Last week, major food and beverage companies and trade associations wrote a letter to Congress urging them to stop the proliferation of cannabis products that mimic their brands. The companies say that the “copycat THC edible products create risks for children and must be stopped.”
In the letter, the companies contend that “Children are increasingly threatened by the unscrupulous use of famous brand logos, characters, trademarks, and trade dress on THC-laced edible products.” The letter features images of the brands often infringed on, including Trix cereal, Cheetos, and Oreo.
“While cannabis (and incidental amounts of THC) may be legal in some states, the use of these famous marks, clearly without approval of the brand owners, on food products has created serious health and safety risks for consumers, particularly children, who cannot tell the difference between these brands’ true products and copycat THC products that leverage the brand’s fame for profit. While law enforcement focuses on addressing illegal sales, this unscrupulous practice has pointed out a gap in existing law – the widespread online sale of packaging that leverages these famous brands.” – Letter via the Consumer Brands Association, April 27, 2022
The companies call on Congress to amend the SHOP SAFE Act to include protections for famous marks.
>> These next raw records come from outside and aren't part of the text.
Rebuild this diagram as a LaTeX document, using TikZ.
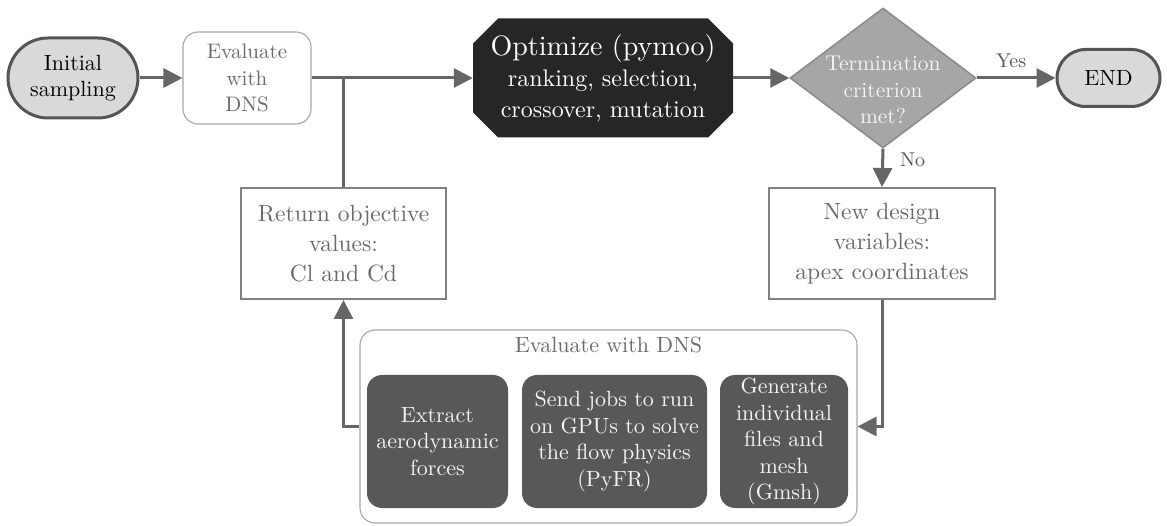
\documentclass[tikz,border=0pt]{standalone}
\usepackage{fontspec}
\setmainfont{lmroman10-regular.otf}
\usetikzlibrary{shapes.geometric,shapes.misc,arrows.meta}
\definecolor{conncol}{HTML}{666666}
\definecolor{termfill}{HTML}{D9D9D9}
\definecolor{termdraw}{HTML}{555555}
\definecolor{graytext}{HTML}{6A6A6A}
\definecolor{optfill}{HTML}{262626}
\definecolor{decfill}{HTML}{A6A6A6}
\definecolor{decdraw}{HTML}{8A8A8A}
\definecolor{boxdraw}{HTML}{808080}
\definecolor{lightdraw}{HTML}{A6A6A6}
\definecolor{innerfill}{HTML}{585858}
\definecolor{innertext}{HTML}{F4F4F4}
\newcommand\fsMain{\fontsize{22}{26}\selectfont}
\begin{document}
\begin{tikzpicture}[x=1pt,y=-1pt,
  line/.style={draw=conncol, line width=3pt},
  conn/.style={line, -{Triangle[length=19pt,width=19pt]}},
  term/.style={rounded rectangle, draw=termdraw, line width=3pt, fill=termfill,
    text=black, align=center, font=\fsMain, inner sep=0pt},
  evalbox/.style={rectangle, rounded corners=15pt, draw=lightdraw, line width=1.1pt,
    text=graytext, align=center, font=\fontsize{21}{26.5}\selectfont, inner sep=0pt,
    minimum width=128pt, minimum height=92pt},
  optbox/.style={rectangle, text=white, align=center,
    font=\fontsize{24}{31}\selectfont, inner sep=0pt,
    minimum width=260pt, minimum height=119pt,
    path picture={\fill[optfill]
      ([xshift=25pt]path picture bounding box.north west) --
      ([xshift=-25pt]path picture bounding box.north east) --
      ([yshift=-25pt]path picture bounding box.north east) --
      ([yshift=25pt]path picture bounding box.south east) --
      ([xshift=-25pt]path picture bounding box.south east) --
      ([xshift=25pt]path picture bounding box.south west) --
      ([yshift=25pt]path picture bounding box.south west) --
      ([yshift=-25pt]path picture bounding box.north west) -- cycle;}},
  decshape/.style={diamond, fill=decfill, draw=decdraw, line width=1.5pt,
    inner sep=0pt, minimum width=186pt, minimum height=140pt},
  dectext/.style={text=innertext, align=center, font=\fontsize{21.5}{26.5}\selectfont, inner sep=0pt},
  valbox/.style={rectangle, draw=boxdraw, line width=2pt, text=graytext, align=center,
    font=\fontsize{23.5}{30}\selectfont, inner sep=0pt, minimum height=111pt},
  grpbox/.style={rectangle, rounded corners=15pt, draw=lightdraw, line width=1.1pt,
    minimum width=497pt, minimum height=193pt, inner sep=0pt},
  inner/.style={rectangle, rounded corners=15pt, fill=innerfill, text=innertext,
    align=center, font=\fontsize{22}{26.5}\selectfont, inner sep=0pt,
    minimum height=133pt},
  lbl/.style={text=termdraw, font=\fontsize{20}{24}\selectfont, inner sep=0pt}
]
\useasboundingbox (0,0) rectangle (1167,526);

% top row
\node[term, minimum width=130pt, minimum height=80pt] (init) at (73,78) {Initial\\sampling};
\node[evalbox] (eval) at (247,78) {Evaluate\\with\\DNS};
\node[optbox] (opt) at (603,78) {{\fontsize{28}{31}\selectfont Optimize (pymoo)}\\ranking, selection,\\crossover, mutation};
\node[decshape] (dec) at (883,78) {};
\node[dectext] (dectxt) at (883,90) {Termination\\criterion\\met?};
\node[term, minimum width=103pt, minimum height=57pt] (end) at (1108.5,78) {END};

% middle row
\node[valbox, minimum width=205pt] (ret) at (343.5,243.5) {Return objective\\values:\\Cl and Cd};
\node[valbox, minimum width=226pt] (new) at (882,243.5) {New design\\variables:\\apex coordinates};

% group
\node[grpbox] (grp) at (608.5,426.5) {};
\node[text=graytext, font=\fontsize{22}{27}\selectfont, inner sep=0pt] (grptitle) at (608.5,345) {Evaluate with DNS};
\node[inner, minimum width=141pt] (ext) at (437.5,441.5) {Extract\\aerodynamic\\forces};
\node[inner, minimum width=185pt] (send) at (614.5,441.5) {Send jobs to run\\on GPUs to solve\\the flow physics\\(PyFR)};
\node[inner, minimum width=128pt] (gen) at (784,441.5) {Generate\\individual\\files and\\mesh\\(Gmsh)};

% connectors
\draw[conn] (init.east) -- (eval.west);
\draw[conn] (eval.east) -- (opt.west);
\draw[line] (ret.north) -- (ret.north |- eval.east);
\draw[conn] (opt.east) -- (dec.west);
\draw[conn] (dec.east) -- node[lbl, above=9pt, xshift=-5pt] {Yes} (end.west);
\draw[conn] (dec.south) -- node[lbl, pos=0.3, right=16pt] {No} (new.north);
\draw[conn] (new.south) |- (grp.east);
\draw[conn] (grp.west) -| (ret.south);
\end{tikzpicture}
\end{document}
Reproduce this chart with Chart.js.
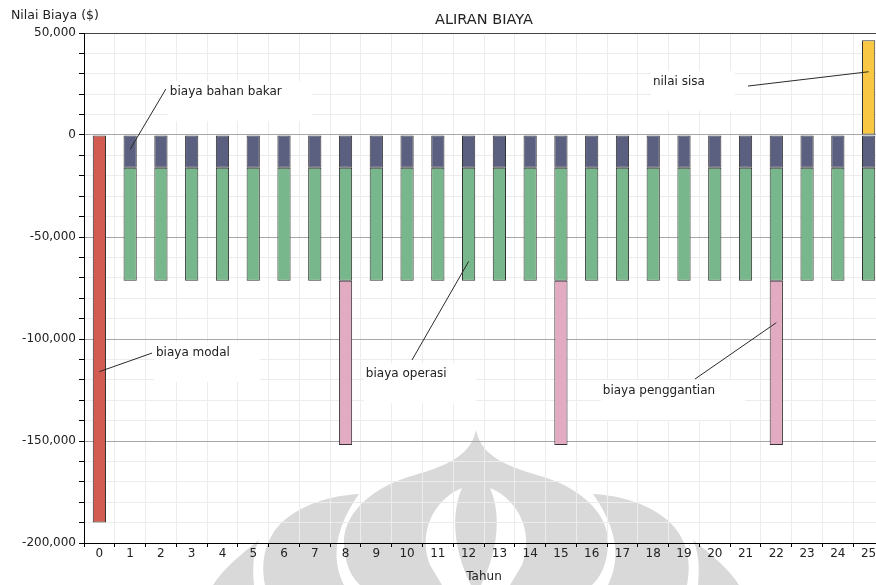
<!DOCTYPE html>
<html>
<head>
<meta charset="utf-8">
<title>Aliran Biaya</title>
<script src="https://cdn.jsdelivr.net/npm/chart.js@4.4.0/dist/chart.umd.min.js"></script>
<style>
  html, body { margin: 0; padding: 0; background: #fff; }
  #wrap { width: 876px; height: 585px; overflow: hidden; position: relative; }
  canvas { display: block; }
</style>
</head>
<body>
<div id="wrap"><canvas id="myChart" width="900" height="585"></canvas></div>
<script>
var tahun = ['0', '1', '2', '3', '4', '5', '6', '7', '8', '9', '10', '11', '12',
             '13', '14', '15', '16', '17', '18', '19', '20', '21', '22', '23', '24', '25'];

var biayaModal = [-190000, null, null, null, null, null, null, null, null, null, null, null, null,
                  null, null, null, null, null, null, null, null, null, null, null, null, null];

var bahanBakar = [null, -16000, -16000, -16000, -16000, -16000, -16000, -16000, -16000, -16000, -16000, -16000, -16000,
                  -16000, -16000, -16000, -16000, -16000, -16000, -16000, -16000, -16000, -16000, -16000, -16000, -16000];

var operasi = [null, -55500, -55500, -55500, -55500, -55500, -55500, -55500, -55500, -55500, -55500, -55500, -55500,
               -55500, -55500, -55500, -55500, -55500, -55500, -55500, -55500, -55500, -55500, -55500, -55500, -55500];

var penggantian = [null, null, null, null, null, null, null, null, -80500, null, null, null, null,
                   null, null, -80500, null, null, null, null, null, null, -80500, null, null, null];

var nilaiSisa = [null, null, null, null, null, null, null, null, null, null, null, null, null,
                 null, null, null, null, null, null, null, null, null, null, null, null, 46500];

// label text, point on bar (index, value), line end, text start
var catatan = [
  { text: 'biaya bahan bakar', at: [1, -7000], end: [2.16, 22500], pos: [2.29, 21000] },
  { text: 'nilai sisa', at: [25, 31000], end: [21.08, 24000], pos: [17.99, 26000] },
  { text: 'biaya modal', at: [0, -116000], end: [1.71, -106900], pos: [1.84, -106900] },
  { text: 'biaya operasi', at: [12, -62000], end: [10.16, -110300], pos: [8.66, -117200] },
  { text: 'biaya penggantian', at: [22, -92000], end: [19.36, -119600], pos: [16.36, -125500] }
];

var FONT = "'DejaVu Sans', Verdana, sans-serif";

var watermark = {
  id: 'watermark',
  beforeDraw: function(chart) {
    var c = chart.ctx;
    var m = function(x) { return 952 - x; };
    c.save();
    c.fillStyle = '#d9d9d9';
    // dome
    c.beginPath();
    c.moveTo(476, 430);
    c.bezierCurveTo(470, 462, 430, 470, 405, 478);
    c.bezierCurveTo(370, 490, 342, 515, 344, 545);
    c.bezierCurveTo(345, 565, 352, 578, 360, 585);
    c.lineTo(m(360), 585);
    c.bezierCurveTo(m(352), 578, m(345), 565, m(344), 545);
    c.bezierCurveTo(m(342), 515, m(370), 490, m(405), 478);
    c.bezierCurveTo(m(430), 470, m(470), 462, 476, 430);
    c.closePath();
    c.fill();
    // petals, both sides
    [function(x) { return x; }, m].forEach(function(f) {
      c.beginPath();
      c.moveTo(f(359), 494);
      c.bezierCurveTo(f(320), 496, f(285), 512, f(272), 535);
      c.bezierCurveTo(f(262), 552, f(262), 570, f(265), 585);
      c.lineTo(f(344), 585);
      c.bezierCurveTo(f(334), 565, f(330), 535, f(359), 494);
      c.closePath();
      c.fill();
      c.beginPath();
      c.moveTo(f(259), 540);
      c.bezierCurveTo(f(240), 555, f(222), 570, f(213), 585);
      c.lineTo(f(254), 585);
      c.bezierCurveTo(f(252), 565, f(254), 550, f(259), 540);
      c.closePath();
      c.fill();
    });
    // hollow lobes
    c.fillStyle = '#ffffff';
    [function(x) { return x; }, m].forEach(function(f) {
      c.beginPath();
      c.moveTo(f(462), 488);
      c.bezierCurveTo(f(432), 500, f(418), 535, f(430), 565);
      c.lineTo(f(442), 585);
      c.lineTo(f(471), 585);
      c.bezierCurveTo(f(458), 560, f(448), 520, f(462), 488);
      c.closePath();
      c.fill();
    });
    c.restore();
  }
};

var teks = {
  id: 'teks',
  afterDatasetsDraw: function(chart) {
    var c = chart.ctx;
    var sx = chart.scales.x, sy = chart.scales.y;
    c.save();
    c.font = '12px ' + FONT;
    c.textBaseline = 'middle';
    catatan.forEach(function(n) {
      var tx = sx.getPixelForValue(n.pos[0]), ty = sy.getPixelForValue(n.pos[1]);
      var w = c.measureText(n.text).width;
      c.fillStyle = '#ffffff';
      c.fillRect(tx - 2, ty - 11, w + 32, 40);
    });
    catatan.forEach(function(n) {
      c.strokeStyle = '#2a2a2a';
      c.lineWidth = 1;
      c.beginPath();
      c.moveTo(sx.getPixelForValue(n.at[0]), sy.getPixelForValue(n.at[1]));
      c.lineTo(sx.getPixelForValue(n.end[0]), sy.getPixelForValue(n.end[1]));
      c.stroke();
      c.fillStyle = '#222';
      c.fillText(n.text, sx.getPixelForValue(n.pos[0]), sy.getPixelForValue(n.pos[1]));
    });
    c.restore();
  },
  afterDraw: function(chart) {
    var c = chart.ctx;
    c.save();
    c.font = '12.5px ' + FONT;
    c.fillStyle = '#222';
    c.textBaseline = 'middle';
    c.textAlign = 'left';
    c.fillText('Nilai Biaya ($)', 11, 16);
    c.font = '14.5px ' + FONT;
    c.textAlign = 'center';
    c.fillText('ALIRAN BIAYA', 484, 20);
    c.restore();
  }
};

var ctx = document.getElementById('myChart');

var myChart = new Chart(ctx, {
  type: 'bar',
  data: {
    labels: tahun,
    datasets: [
      { label: 'biaya bahan bakar', data: bahanBakar, backgroundColor: '#5b5f80' },
      { label: 'biaya operasi', data: operasi, backgroundColor: '#78b68b' },
      { label: 'biaya penggantian', data: penggantian, backgroundColor: '#e3abc1' },
      { label: 'biaya modal', data: biayaModal, backgroundColor: '#d35c52' },
      { label: 'nilai sisa', data: nilaiSisa, backgroundColor: '#f8c844' }
    ]
  },
  options: {
    responsive: false,
    animation: false,
    devicePixelRatio: 1,
    layout: { padding: { top: 33, right: 16, left: 0, bottom: 0 } },
    datasets: {
      bar: {
        borderColor: '#333',
        borderWidth: 1,
        borderSkipped: false,
        barPercentage: 0.43,
        categoryPercentage: 1
      }
    },
    plugins: {
      legend: { display: false },
      tooltip: { enabled: false },
      title: { display: false }
    },
    scales: {
      x: {
        stacked: true,
        afterFit: function(s) { s.height = 42; },
        grid: { color: '#ececec', tickColor: '#000', tickLength: 4, offset: true },
        border: { color: '#000', width: 1 },
        ticks: { color: '#222', font: { size: 12, family: FONT }, padding: 0, autoSkip: false, maxRotation: 0 },
        title: { display: true, text: 'Tahun', color: '#222', font: { size: 12, family: FONT }, padding: { top: 0, bottom: 1 } }
      },
      y: {
        stacked: true,
        min: -200000,
        max: 50000,
        afterFit: function(s) { s.width = 84; },
        grid: {
          tickColor: '#000',
          tickLength: 5,
          color: function(c) {
            var v = c.tick.value;
            if (v === 50000) return '#444';
            return v % 50000 === 0 ? '#a8a8a8' : '#ececec';
          }
        },
        border: { color: '#000', width: 1 },
        ticks: {
          stepSize: 10000,
          autoSkip: false,
          padding: 3,
          color: '#222',
          font: { size: 12, family: FONT },
          callback: function(v) { return v % 50000 === 0 ? v.toLocaleString('en-US') : ''; }
        }
      }
    }
  },
  plugins: [watermark, teks]
});
</script>
</body>
</html>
The legislation currently seeks to create liability for electronic commerce platforms for advertising, sale, or distribution of goods with counterfeit marks that “implicate health and safety.” The brands say the THC copycat brands “clearly” fall under the purview of the bill’s health and safety provisions.
The signatories include Post Consumer Brands, LLC, Kellogg Company, PepsiCo, Inc., General Mills, Mondelēz International, Inc., and several industry associations.